UK Supreme Court Rules That Employment Tribunal Fees Are Unlawful

    View Author July 2017

    In a hugely significant judgment, the UK Supreme Court has ruled today that the current regime of employment tribunal (ET) fees and employment appeal tribunal (EAT) fees prevents access to justice and is unlawful.

    The judgment means that with immediate effect, the fees system introduced under the Employment Tribunal and Employment Appeal Tribunal Fees Order 2013 is quashed and, in accordance with an undertaking given by the Lord Chancellor to the courts below, any fees paid since its introduction must be reimbursed.

    In a unanimous decision, the Supreme Court said in R (on the application of UNISON) v. Lord Chancellor that the order introducing fees was unlawful under both domestic and EU law because it had the effect of preventing access to justice. Since it had that effect as soon as it was made in July 2013 it was, therefore, unlawful and must be quashed. In reaching its decision, the Supreme Court took into account the statistical evidence, which showed that the introduction of tribunal fees has resulted in a dramatic and persistent fall in the number of claims being brought, especially lower value claims.

    Since the fee system came into force on 29 July 2013, individuals bringing proceedings in the ET and any party pursing an appeal in the EAT have been required to pay fees. The amount of the fee for ET claims depends on the type of claim. The issue fee for a Type A claim (for example, claims for unlawful deductions from wages and breach of contract) was £160 and the hearing fee was £230. The issue fee for a Type B claim (for example, unfair dismissal and discrimination) was £250 and the hearing fee was £950. Whilst the Lord Chancellor had some discretion (under the exceptional power of remission) to rule that fees may be waived in certain circumstances, depending on the financial resources of the individual, the Supreme Court found that this power was rarely exercised and did not resolve the systemic problem that the introduction of fees had the effect of preventing access to justice.

    The Supreme Court also found that the introduction of fees was indirectly discriminatory under the Equality Act 2010 because the higher fees for Type B claims put women at a particular disadvantage, as a higher proportion of women bring Type B rather than Type A claims (in particular discrimination claims). The charging of higher fees was not a proportionate means of achieving one of the government’s stated aims of transferring the cost of tribunals from tax payers to users and could not, therefore, be justified. This judgment means that with immediate effect, fees will no longer be payable to bring claims in the ET or appeals in the EAT. The ET system will have its work cut out to make the immediate changes required as a result of this judgment. Summer holiday plans will likely need to be rescheduled.

    Furthermore, because of the undertaking given by the Lord Chancellor, the government will need to work out how it is going to reimburse claimants that have paid fees since the fee system was introduced.
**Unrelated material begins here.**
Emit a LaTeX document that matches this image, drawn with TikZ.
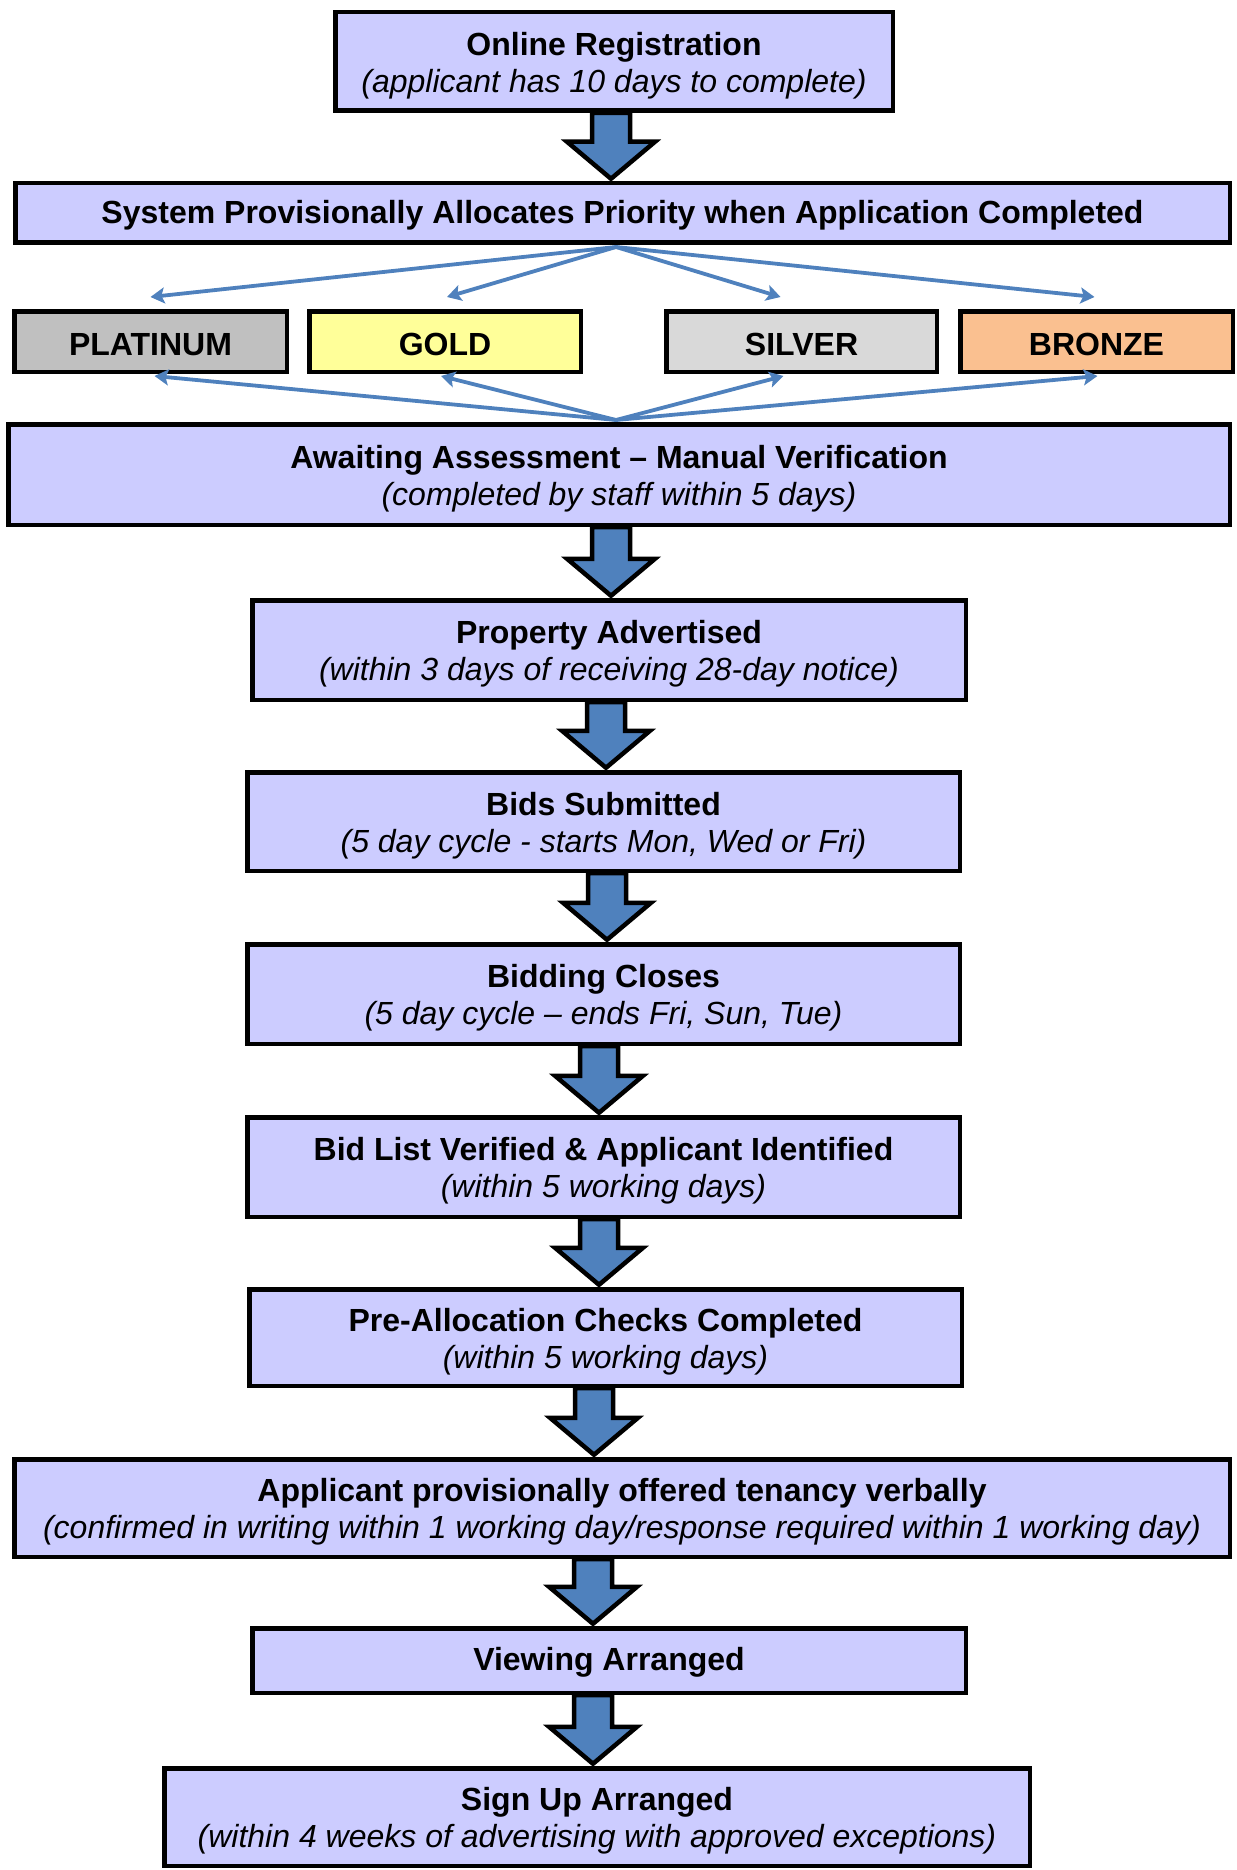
\documentclass[tikz,border=0pt]{standalone}
\usepackage{fontspec}
\setmainfont{Liberation Sans}
\usetikzlibrary{calc,arrows.meta}
\definecolor{boxfill}{HTML}{CCCCFF}
\definecolor{arrowblue}{HTML}{4F81BD}
\definecolor{platc}{HTML}{C0C0C0}
\definecolor{goldc}{HTML}{FFFF99}
\definecolor{silverc}{HTML}{D9D9D9}
\definecolor{bronzec}{HTML}{FAC090}
\newcommand{\sub}[1]{{\normalfont\itshape #1}}
\newcommand{\ts}{\rule{0pt}{31.5pt}}
\newcommand{\tss}{\rule{0pt}{27.5pt}}
\newcommand{\barrow}[3]{%
  \path let \p1=(#1.south), \p2=(#2.north) in
    [draw=black, line width=4.5pt, fill=arrowblue]
    (#3pt-19pt,\y1) -- (#3pt+19pt,\y1) -- (#3pt+19pt,\y2+39.25pt) -- (#3pt+44pt,\y2+39.25pt)
    -- (#3pt,\y2+2.25pt) -- (#3pt-44pt,\y2+39.25pt) -- (#3pt-19pt,\y2+39.25pt) -- cycle;}
\begin{document}
\begin{tikzpicture}[x=1pt,y=-1pt,
  box/.style={draw=black, line width=4.5pt, fill=boxfill, align=center, inner sep=0pt,
    font=\fontsize{32}{37}\selectfont\bfseries},
  prio/.style={box, minimum height=60.5pt},
  thinarrow/.style={draw=arrowblue, line width=3.8pt, -{Stealth[length=14pt,width=16pt,inset=3pt]}}]
\useasboundingbox (0,0) rectangle (1236,1870);
% boxes
\node[box, minimum width=557.5pt, minimum height=98.5pt] (b1) at (614,61.5)
  {\ts Online Registration\\\sub{(applicant has 10 days to complete)}};
\node[box, minimum width=1214.5pt, minimum height=59.5pt] (b2) at (622.5,213)
  {\tss System Provisionally Allocates Priority when Application Completed};
\node[prio, fill=platc, minimum width=272.5pt] (plat) at (150.5,341.5) {\tss PLATINUM};
\node[prio, fill=goldc, minimum width=271.5pt] (gold) at (445,341.5) {\tss GOLD};
\node[prio, fill=silverc, minimum width=270.5pt] (silver) at (801.5,341.5) {\tss SILVER};
\node[prio, fill=bronzec, minimum width=272.5pt] (bronze) at (1096.5,341.5) {\tss BRONZE};
\node[box, minimum width=1221.5pt, minimum height=100.5pt] (b3) at (619,474.5)
  {\ts Awaiting Assessment – Manual Verification\\\sub{(completed by staff within 5 days)}};
\node[box, minimum width=713.5pt, minimum height=99.5pt] (b4) at (609,650)
  {\ts Property Advertised\\\sub{(within 3 days of receiving 28-day notice)}};
\node[box, minimum width=712.5pt, minimum height=98.5pt] (b5) at (603.5,821.5)
  {\ts Bids Submitted\\\sub{(5 day cycle - starts Mon, Wed or Fri)}};
\node[box, minimum width=712.5pt, minimum height=99.5pt] (b6) at (603.5,994)
  {\ts Bidding Closes\\\sub{(5 day cycle – ends Fri, Sun, Tue)}};
\node[box, minimum width=712.5pt, minimum height=99.5pt] (b7) at (603.5,1167)
  {\ts Bid List Verified \& Applicant Identified\\\sub{(within 5 working days)}};
\node[box, minimum width=712.5pt, minimum height=96.5pt] (b8) at (605.5,1337.5)
  {\ts Pre-Allocation Checks Completed\\\sub{(within 5 working days)}};
\node[box, minimum width=1215.5pt, minimum height=97.5pt] (b9) at (622,1508)
  {\ts Applicant provisionally offered tenancy verbally\\\sub{(confirmed in writing within 1 working day/response required within 1 working day)}};
\node[box, minimum width=713.5pt, minimum height=64.5pt] (b10) at (609,1660.5)
  {\tss Viewing Arranged};
\node[box, minimum width=865.5pt, minimum height=97.5pt] (b11) at (597,1817)
  {\ts Sign Up Arranged\\\sub{(within 4 weeks of advertising with approved exceptions)}};
% block arrows
\barrow{b1}{b2}{611}
\barrow{b3}{b4}{611}
\barrow{b4}{b5}{606}
\barrow{b5}{b6}{607}
\barrow{b6}{b7}{599}
\barrow{b7}{b8}{599}
\barrow{b8}{b9}{594}
\barrow{b9}{b10}{593}
\barrow{b10}{b11}{593}
% priority connectors
\coordinate (hub1) at ($(b2.south)+(-6.5,2)$);
\coordinate (hub2) at ($(b3.north)+(-3,-2)$);
\draw[thinarrow] (hub1) -- ($(plat.north)+(0,-12)$);
\draw[thinarrow] (hub1) -- ($(gold.north)+(2,-12)$);
\draw[thinarrow] (hub1) -- ($(silver.north)+(-21,-12)$);
\draw[thinarrow] (hub1) -- ($(bronze.north)+(-2,-12)$);
\draw[thinarrow] (hub2) -- ($(plat.south)+(4,2)$);
\draw[thinarrow] (hub2) -- ($(gold.south)+(-4,2)$);
\draw[thinarrow] (hub2) -- ($(silver.south)+(-18,2)$);
\draw[thinarrow] (hub2) -- ($(bronze.south)+(1,2)$);
\end{tikzpicture}
\end{document}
The total figure to be reimbursed is widely reported to be in the tens of millions of pounds. Working out who is owed precisely what is likely to be a logistical nightmare.

    Looking further ahead, it remains to be seen what new system (if any) the government will seek to put in place in response to this decision. The Supreme Court’s judgment today makes it clear that if any fees or other restrictions are put in place in future, such restrictions must properly reflect the fundamental public importance of access to justice.

    In the meantime, the abolition of ET fees with immediate effect means that employers can expect a material increase in the number of tribunal claims going forward, as we return to the ET landscape that was in place prior to 29 July 2013.